There’s much more to explore about how introversion and extroversion intersect with personality, relationships, and daily life in our full Introversion vs Extroversion resource hub, including how these traits show up across different relationship types and life contexts.

About the Author

Keith Lacy is an introvert who’s learned to embrace his true self later in life. After 20 years in advertising and marketing leadership, including running agencies and managing Fortune 500 accounts, Keith now channels his experience into helping fellow introverts understand their strengths and build fulfilling careers. As an INTJ, he brings analytical depth and authentic perspective to every article, drawing from both professional expertise and personal growth.

Frequently Asked Questions

Can an introvert and extrovert have a successful long-term relationship?

Yes, many introverts and extroverts build deeply satisfying long-term relationships. The personality difference itself isn’t the obstacle. What determines success is whether both people understand each other’s energy needs, communicate about them honestly, and create shared agreements that allow both partners to feel met. Couples who treat the introvert-extrovert difference as something to understand rather than fix tend to do significantly better over time.

What are the most common conflicts between introverted and extroverted partners?

The most recurring friction points tend to cluster around social plans, communication timing, and the meaning of alone time. Extroverts often interpret an introvert’s need for solitude as emotional withdrawal or disinterest in the relationship. Introverts often experience an extrovert’s desire for constant engagement as overwhelming or invasive. Both misreads stem from the same root cause: not understanding that the other person’s behavior is driven by how they’re wired, not by their feelings about the relationship.

How can an introvert tell their extroverted partner they need alone time without causing hurt feelings?

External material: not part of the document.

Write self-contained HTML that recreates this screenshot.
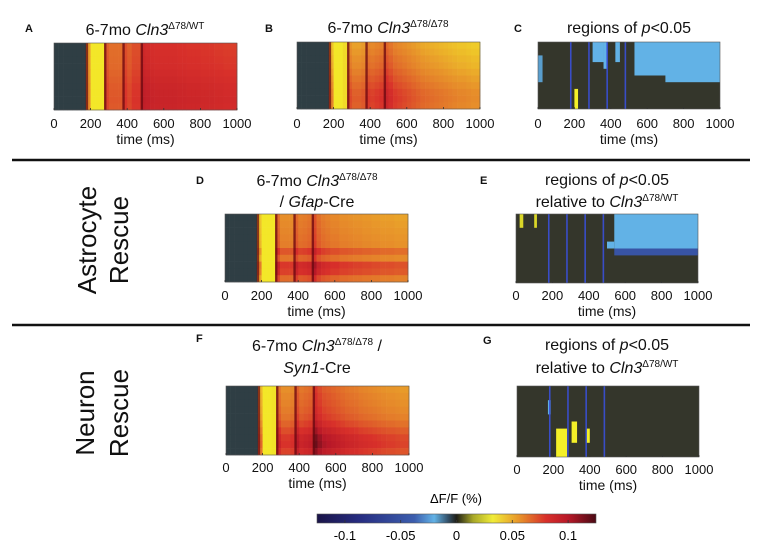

Clarity and timing matter more than the exact words. Saying “I need some quiet time to recharge, and then I want to connect with you” communicates both the need and the intention behind it. Framing alone time as something that helps you show up better in the relationship, rather than as a retreat from it, tends to land differently with extroverted partners. Building predictable rhythms around alone time, rather than asking for it reactively when you’re already depleted, also reduces the emotional charge around the request.

Do introverts and extroverts communicate differently in relationships?

Meaningfully, yes. Extroverts tend to process their thoughts and feelings by talking through them, often in real time and out loud. Introverts typically need to process internally before they’re ready to articulate something clearly. This means an extrovert may want to talk through a conflict immediately, while an introvert needs time before they can engage productively. Neither approach is wrong, but without understanding the difference, both partners can feel unheard. Agreeing on a “processing pause” before difficult conversations can bridge this gap effectively.

Is it better for introverts to date other introverts?

Not necessarily. Two introverts can absolutely build a compatible, fulfilling relationship, but shared introversion doesn’t guarantee compatibility any more than shared extroversion does. Two deeply introverted people might find they’re both comfortable with quiet but still misaligned on values, communication styles, or emotional needs. Introvert-extrovert pairings can work beautifully when both people understand and respect the difference. What matters most isn’t matching personality types but matching on the things that actually drive long-term satisfaction: values, emotional availability, and genuine curiosity about who the other person is.